** START Recorded data **

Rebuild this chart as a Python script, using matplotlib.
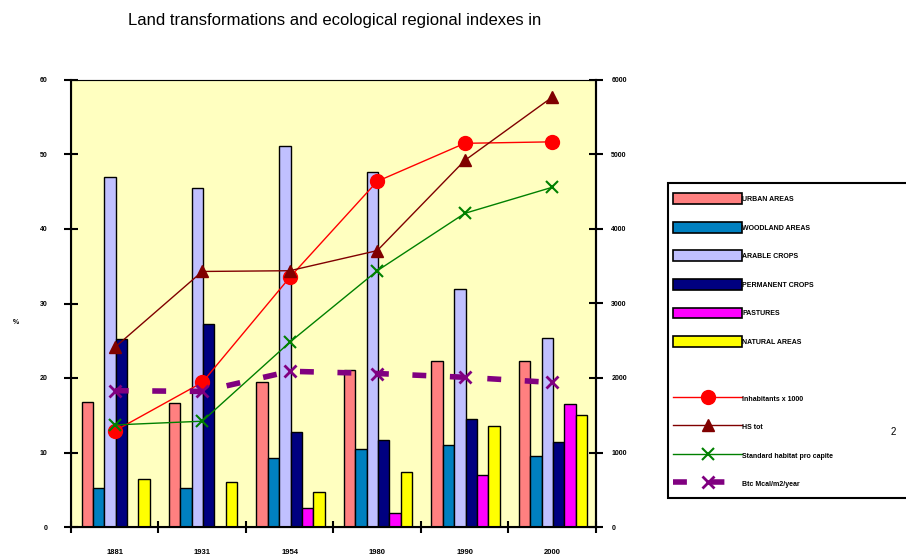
import numpy as np
import matplotlib.pyplot as plt
from matplotlib.patches import Patch, Rectangle
from matplotlib.lines import Line2D

plt.rcParams['font.family'] = ['Liberation Sans', 'DejaVu Sans']
plt.rcParams['lines.scale_dashes'] = False

years = ["1881", "1931", "1954", "1980", "1990", "2000"]

# land use shares (%), left axis
urban = [16.8, 16.6, 19.5, 21.1, 22.3, 22.3]
woods = [5.2, 5.2, 9.2, 10.5, 11.0, 9.5]
arable = [47.0, 45.5, 51.1, 47.7, 32.0, 25.4]
perm_crops = [25.2, 27.3, 12.7, 11.7, 14.5, 11.4]
pastures = [0.0, 0.0, 2.6, 1.9, 7.0, 16.5]
natural = [6.5, 6.1, 4.7, 7.4, 13.5, 15.0]

bar_series = [urban, woods, arable, perm_crops, pastures, natural]
bar_labels = ["URBAN AREAS", "WOODLAND AREAS", "ARABLE CROPS",
              "PERMANENT CROPS", "PASTURES", "NATURAL AREAS"]
bar_colors = ["#FF8080", "#0080C0", "#C0C0FF", "#000080", "#FF00FF", "#FFFF00"]

# regional indexes, right axis
inhabitants = [1290, 1940, 3350, 4640, 5150, 5170]
hs_tot = [2410, 3430, 3440, 3710, 4920, 5770]
hs_capita = [1370, 1420, 2480, 3440, 4210, 4560]
btc = [1830, 1820, 2090, 2060, 2010, 1940]

fig = plt.figure(figsize=(9.06, 5.59), dpi=100)
ax = fig.add_axes([71 / 906, 1 - 527 / 559, 525 / 906, 447 / 559])
ax.set_facecolor("#FFFFC0")

x = np.arange(len(years))
w = 0.13
for k, (vals, col) in enumerate(zip(bar_series, bar_colors)):
    ax.bar(x - 0.5 + 0.12 + w * (k + 0.5), vals, width=w, color=col,
           edgecolor="black", linewidth=1.0, zorder=2)

ax.set_xlim(-0.5, 5.5)
ax.set_ylim(0, 60)
ax.set_yticks(np.arange(0, 61, 10))
ax.set_xticks(np.arange(-0.5, 6, 1))
ax.set_xticklabels([])
ax.set_xticks(x, minor=True)
ax.set_xticklabels(years, minor=True, fontsize=5.5, fontweight="bold")
ax.tick_params(axis="x", which="major", direction="inout", length=9, width=1.5)
ax.tick_params(axis="x", which="minor", length=0, pad=16)
ax.tick_params(axis="y", direction="inout", length=10, width=1.5, pad=12,
               labelsize=5)
for t in ax.get_yticklabels():
    t.set_fontweight("bold")

for side in ["left", "bottom"]:
    ax.spines[side].set_linewidth(1.5)
ax.spines["top"].set_color("#A0A0A0")
ax.spines["right"].set_linewidth(1.5)

ax2 = ax.twinx()
ax2.set_ylim(0, 6000)
ax2.set_yticks(np.arange(0, 6001, 1000))
ax2.tick_params(axis="y", direction="inout", length=10, width=1.5, pad=6,
                labelsize=5)
for t in ax2.get_yticklabels():
    t.set_fontweight("bold")
ax2.spines["right"].set_linewidth(1.5)

l1, = ax2.plot(x, inhabitants, color="#FF0000", lw=1.0, marker="o",
               markersize=10, zorder=3)
l2, = ax2.plot(x, hs_tot, color="#800000", lw=1.0, marker="^",
               markersize=9, zorder=3)
l3, = ax2.plot(x, hs_capita, color="#008000", lw=1.0, marker="x",
               markersize=8, markeredgewidth=1.5, zorder=3)
l4, = ax2.plot(x, btc, color="#800080", lw=4.0, marker="x", markersize=9,
               markeredgewidth=2, dashes=(10, 17), zorder=3)

fig.text(335 / 906, 1 - 20 / 559,
         "Land transformations and ecological regional indexes in",
         ha="center", va="center", fontsize=12)
fig.text(16 / 906, 1 - 322 / 559, "%", ha="center", va="center",
         fontsize=5, fontweight="bold")
fig.text(893 / 906, 1 - 432 / 559, "2", ha="center", va="center", fontsize=7)

# legend frame runs past the right edge of the figure
fig.patches.append(Rectangle((668 / 906, 1 - 498 / 559), 260 / 906,
                             315 / 559, transform=fig.transFigure,
                             facecolor="white", edgecolor="black",
                             linewidth=1.5, zorder=0))

handles = [Patch(facecolor=c, edgecolor="black", linewidth=1.2)
           for c in bar_colors]
handles.append(Line2D([], [], color="none"))
handles += [l1, l2, l3, l4]
labels = bar_labels + [""] + ["Inhabitants x 1000", "HS tot",
                              "Standard habitat pro capite",
                              "Btc Mcal/m2/year"]
leg = fig.legend(handles, labels, loc="upper left",
                 bbox_to_anchor=(670 / 906, 1 - 190 / 559), frameon=False,
                 fontsize=5, handlelength=9.8, handleheight=2.0,
                 labelspacing=2.56, handletextpad=0.1, borderpad=0)
for t in leg.get_texts():
    t.set_fontweight("bold")

fig.savefig("out.png", dpi=100)
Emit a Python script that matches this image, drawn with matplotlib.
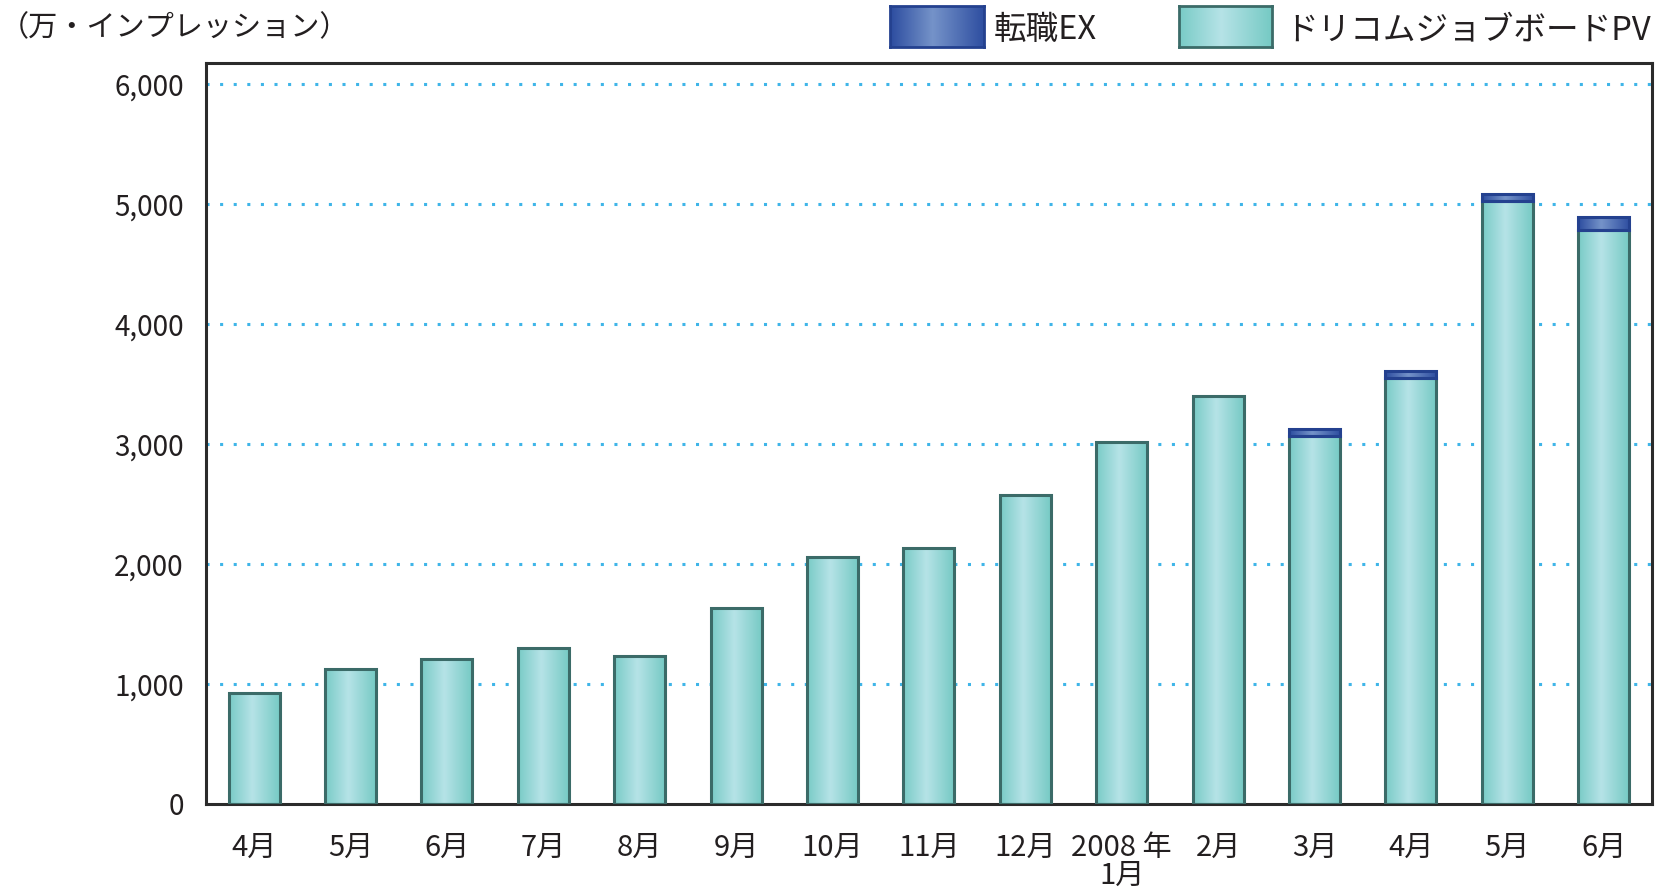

** END Recorded data **

- Directions:
Only the lines from the start of the material through the line containing "from matplotlib.lines import Line2D" should be transcribed. Pictures stay out.

- Full response:
Rebuild this chart as a Python script, using matplotlib.
import numpy as np
import matplotlib.pyplot as plt
from matplotlib.patches import Patch, Rectangle
from matplotlib.lines import Line2D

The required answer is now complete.